Лишь после этих оскорблений и столкновений Цицерон в какой-то степени отрезвел от оваций и осознал, что «трудно поверить, до чего вероломны главари». Ему теперь действительно приходилось выбирать с кем идти – с Цезарем или Помпеем? И особенно остро эта проблема встала после смерти Красса в Парфии.
Об этом расскажем чуть подробней. В пятьдесят шестом году, когда истекли пятилетние договоренности между триумвирами, они вновь собрались в городе Луке и договорились вот о чем. Консулами на будущий, пятьдесят пятый год, должны были стать Помпей и Красс, после чего они получали на пять лет управление провинциями: Сирией – Красс и Испанией – Помпей.

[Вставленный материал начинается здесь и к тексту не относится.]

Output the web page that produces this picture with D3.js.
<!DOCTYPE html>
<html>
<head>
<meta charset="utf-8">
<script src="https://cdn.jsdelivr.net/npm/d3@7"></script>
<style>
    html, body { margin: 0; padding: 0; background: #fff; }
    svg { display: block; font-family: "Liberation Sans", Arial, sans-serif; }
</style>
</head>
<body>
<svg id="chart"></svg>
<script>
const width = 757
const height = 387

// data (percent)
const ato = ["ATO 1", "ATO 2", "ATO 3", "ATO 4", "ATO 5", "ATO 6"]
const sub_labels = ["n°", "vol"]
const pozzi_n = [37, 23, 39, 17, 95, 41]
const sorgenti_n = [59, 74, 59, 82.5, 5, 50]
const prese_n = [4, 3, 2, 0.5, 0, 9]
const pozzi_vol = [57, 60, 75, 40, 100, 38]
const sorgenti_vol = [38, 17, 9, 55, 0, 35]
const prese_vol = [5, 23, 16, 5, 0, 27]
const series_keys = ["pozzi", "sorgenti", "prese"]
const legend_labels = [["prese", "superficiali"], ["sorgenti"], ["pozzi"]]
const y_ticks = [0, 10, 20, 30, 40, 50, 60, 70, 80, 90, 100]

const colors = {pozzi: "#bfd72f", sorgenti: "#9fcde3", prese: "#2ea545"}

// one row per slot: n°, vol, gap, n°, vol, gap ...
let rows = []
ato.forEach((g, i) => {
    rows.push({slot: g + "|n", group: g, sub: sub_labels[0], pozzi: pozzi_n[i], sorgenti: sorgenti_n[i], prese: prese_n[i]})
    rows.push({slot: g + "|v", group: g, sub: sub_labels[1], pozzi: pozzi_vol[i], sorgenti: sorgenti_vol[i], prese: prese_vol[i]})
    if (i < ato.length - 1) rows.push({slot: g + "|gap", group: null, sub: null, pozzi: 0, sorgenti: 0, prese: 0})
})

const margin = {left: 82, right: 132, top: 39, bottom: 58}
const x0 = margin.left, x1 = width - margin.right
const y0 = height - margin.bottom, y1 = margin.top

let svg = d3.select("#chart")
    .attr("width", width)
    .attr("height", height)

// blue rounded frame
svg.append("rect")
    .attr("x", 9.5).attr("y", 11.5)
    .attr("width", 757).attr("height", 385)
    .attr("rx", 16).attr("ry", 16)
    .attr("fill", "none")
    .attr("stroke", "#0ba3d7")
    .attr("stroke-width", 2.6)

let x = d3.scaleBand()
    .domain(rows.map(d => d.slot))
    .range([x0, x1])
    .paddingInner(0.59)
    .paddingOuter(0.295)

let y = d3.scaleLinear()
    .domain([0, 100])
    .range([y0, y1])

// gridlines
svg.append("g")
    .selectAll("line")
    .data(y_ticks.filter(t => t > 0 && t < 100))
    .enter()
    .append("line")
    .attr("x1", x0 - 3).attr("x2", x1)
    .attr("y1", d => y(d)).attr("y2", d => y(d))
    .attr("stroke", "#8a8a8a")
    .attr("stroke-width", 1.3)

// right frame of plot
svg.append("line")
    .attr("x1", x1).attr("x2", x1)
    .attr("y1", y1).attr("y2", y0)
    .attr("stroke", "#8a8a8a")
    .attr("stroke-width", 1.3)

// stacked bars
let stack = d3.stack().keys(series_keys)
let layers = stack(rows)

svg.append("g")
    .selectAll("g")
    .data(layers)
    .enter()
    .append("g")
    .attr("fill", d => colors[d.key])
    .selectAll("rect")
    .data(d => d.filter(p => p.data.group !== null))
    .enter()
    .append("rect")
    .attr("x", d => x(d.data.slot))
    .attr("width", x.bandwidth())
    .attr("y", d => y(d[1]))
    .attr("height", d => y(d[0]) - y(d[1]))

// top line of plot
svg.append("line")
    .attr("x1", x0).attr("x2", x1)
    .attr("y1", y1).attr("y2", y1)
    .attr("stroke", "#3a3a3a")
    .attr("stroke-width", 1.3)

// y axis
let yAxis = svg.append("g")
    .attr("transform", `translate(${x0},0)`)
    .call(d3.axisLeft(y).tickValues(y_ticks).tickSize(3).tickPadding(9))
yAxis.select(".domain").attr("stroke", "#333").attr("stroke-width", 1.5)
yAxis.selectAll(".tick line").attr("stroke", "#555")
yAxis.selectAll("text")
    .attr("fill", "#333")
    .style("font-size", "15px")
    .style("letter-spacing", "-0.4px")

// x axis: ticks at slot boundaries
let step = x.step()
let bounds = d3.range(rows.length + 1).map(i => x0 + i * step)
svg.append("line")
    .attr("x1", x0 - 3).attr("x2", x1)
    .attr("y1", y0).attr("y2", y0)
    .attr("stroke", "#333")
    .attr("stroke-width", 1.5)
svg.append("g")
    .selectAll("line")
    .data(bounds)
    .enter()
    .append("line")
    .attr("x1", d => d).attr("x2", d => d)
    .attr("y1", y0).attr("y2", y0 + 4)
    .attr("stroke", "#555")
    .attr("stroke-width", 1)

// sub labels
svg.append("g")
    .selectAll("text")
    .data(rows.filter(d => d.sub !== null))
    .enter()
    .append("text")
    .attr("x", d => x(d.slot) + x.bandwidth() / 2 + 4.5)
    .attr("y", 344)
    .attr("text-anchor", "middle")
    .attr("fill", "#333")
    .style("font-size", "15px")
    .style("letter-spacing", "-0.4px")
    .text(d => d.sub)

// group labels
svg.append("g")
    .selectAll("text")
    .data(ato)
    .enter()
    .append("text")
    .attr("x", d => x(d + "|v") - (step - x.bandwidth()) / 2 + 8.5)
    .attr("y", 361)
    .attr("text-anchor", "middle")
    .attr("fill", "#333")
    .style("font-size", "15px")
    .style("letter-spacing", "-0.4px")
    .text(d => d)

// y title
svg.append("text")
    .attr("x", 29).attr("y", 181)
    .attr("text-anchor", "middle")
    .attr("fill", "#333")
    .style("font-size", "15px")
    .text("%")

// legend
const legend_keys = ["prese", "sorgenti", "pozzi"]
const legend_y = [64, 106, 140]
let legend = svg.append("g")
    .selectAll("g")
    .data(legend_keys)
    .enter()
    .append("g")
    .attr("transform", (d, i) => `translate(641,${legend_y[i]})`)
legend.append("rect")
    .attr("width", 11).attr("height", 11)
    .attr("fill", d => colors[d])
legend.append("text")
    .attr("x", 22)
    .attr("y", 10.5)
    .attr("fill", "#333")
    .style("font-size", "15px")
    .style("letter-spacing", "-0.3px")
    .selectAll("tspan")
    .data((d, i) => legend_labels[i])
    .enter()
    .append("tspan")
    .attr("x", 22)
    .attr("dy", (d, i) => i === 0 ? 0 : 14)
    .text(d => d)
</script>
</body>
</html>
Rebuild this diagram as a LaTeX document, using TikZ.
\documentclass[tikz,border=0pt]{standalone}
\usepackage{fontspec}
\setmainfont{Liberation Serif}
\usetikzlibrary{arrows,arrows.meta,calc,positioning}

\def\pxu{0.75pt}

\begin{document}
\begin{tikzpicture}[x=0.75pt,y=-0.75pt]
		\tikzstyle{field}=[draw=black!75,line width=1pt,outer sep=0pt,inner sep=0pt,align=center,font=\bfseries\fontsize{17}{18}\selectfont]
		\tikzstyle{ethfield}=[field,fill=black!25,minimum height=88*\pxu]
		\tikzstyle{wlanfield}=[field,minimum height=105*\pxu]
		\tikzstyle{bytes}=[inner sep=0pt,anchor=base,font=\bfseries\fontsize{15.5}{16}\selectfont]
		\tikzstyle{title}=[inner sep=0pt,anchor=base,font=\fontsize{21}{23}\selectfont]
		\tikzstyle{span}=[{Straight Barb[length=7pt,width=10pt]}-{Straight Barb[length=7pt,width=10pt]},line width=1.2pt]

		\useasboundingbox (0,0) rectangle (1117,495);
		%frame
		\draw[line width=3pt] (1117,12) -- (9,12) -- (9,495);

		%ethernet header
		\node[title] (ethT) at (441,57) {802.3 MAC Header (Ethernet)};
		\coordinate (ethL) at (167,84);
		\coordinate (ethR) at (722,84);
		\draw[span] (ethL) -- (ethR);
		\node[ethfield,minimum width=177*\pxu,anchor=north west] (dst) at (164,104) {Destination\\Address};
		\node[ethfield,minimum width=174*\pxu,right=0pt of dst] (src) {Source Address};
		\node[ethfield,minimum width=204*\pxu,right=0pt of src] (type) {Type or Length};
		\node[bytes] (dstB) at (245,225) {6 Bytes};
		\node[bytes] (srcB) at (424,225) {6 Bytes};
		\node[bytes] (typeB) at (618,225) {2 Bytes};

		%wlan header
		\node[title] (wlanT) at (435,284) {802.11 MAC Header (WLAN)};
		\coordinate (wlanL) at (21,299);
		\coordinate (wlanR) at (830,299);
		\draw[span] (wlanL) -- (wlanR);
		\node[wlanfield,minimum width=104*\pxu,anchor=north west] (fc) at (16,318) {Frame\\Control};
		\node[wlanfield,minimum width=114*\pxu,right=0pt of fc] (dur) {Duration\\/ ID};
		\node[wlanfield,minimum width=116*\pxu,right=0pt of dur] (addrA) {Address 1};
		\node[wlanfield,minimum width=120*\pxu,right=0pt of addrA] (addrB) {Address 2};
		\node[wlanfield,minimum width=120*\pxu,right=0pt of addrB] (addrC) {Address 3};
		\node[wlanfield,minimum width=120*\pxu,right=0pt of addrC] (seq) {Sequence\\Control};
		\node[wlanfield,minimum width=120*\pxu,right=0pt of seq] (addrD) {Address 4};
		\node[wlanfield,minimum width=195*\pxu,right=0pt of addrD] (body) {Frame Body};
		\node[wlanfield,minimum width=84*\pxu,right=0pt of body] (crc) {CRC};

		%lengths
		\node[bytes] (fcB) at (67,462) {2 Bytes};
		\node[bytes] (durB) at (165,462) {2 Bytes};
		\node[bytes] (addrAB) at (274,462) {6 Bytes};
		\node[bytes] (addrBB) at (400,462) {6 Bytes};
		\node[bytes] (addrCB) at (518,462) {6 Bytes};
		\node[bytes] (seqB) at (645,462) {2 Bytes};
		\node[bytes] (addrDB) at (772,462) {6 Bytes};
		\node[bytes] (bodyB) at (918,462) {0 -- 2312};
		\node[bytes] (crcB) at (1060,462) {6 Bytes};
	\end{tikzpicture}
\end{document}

А Цезарю на тот же срок продлевались полномочия в Галлии.
Помпей в Испанию не поехал, остался в столице, предоставив управление провинцией своим легатам, а Красс, ревнующий к славе Помпея и Цезаря на военном поприще, не дождавшись конца своих консульских полномочий, отправился на Восток. Как оказалось, не за военной славой и богатой добычей, а на собственную погибель.
Взаимоотношения Рима и Парфии всегда были в основном дипломатическими – оба государства были достаточно сильны и независимы, и их противостояние на Востоке очень походило на взаимоотношения СССР и США. У парфян была прекрасная армия, в основном конница, и они не раз побеждали римлян. Поэтому и Сулла, если говорить о первом веке, и Помпей старались договариваться с парфянами во время своих восточных кампаний, торгуясь теми или иными царствами или территориями. В пятьдесят четвертом году, когда Красс объявился на Востоке, у римлян было мало поводов обижаться на парфян и тем более навязывать им войну. Но Крассу, как уже сказано, страстно хотелось доказать своим коллегам по триумвирату, что он тоже не лыком шит.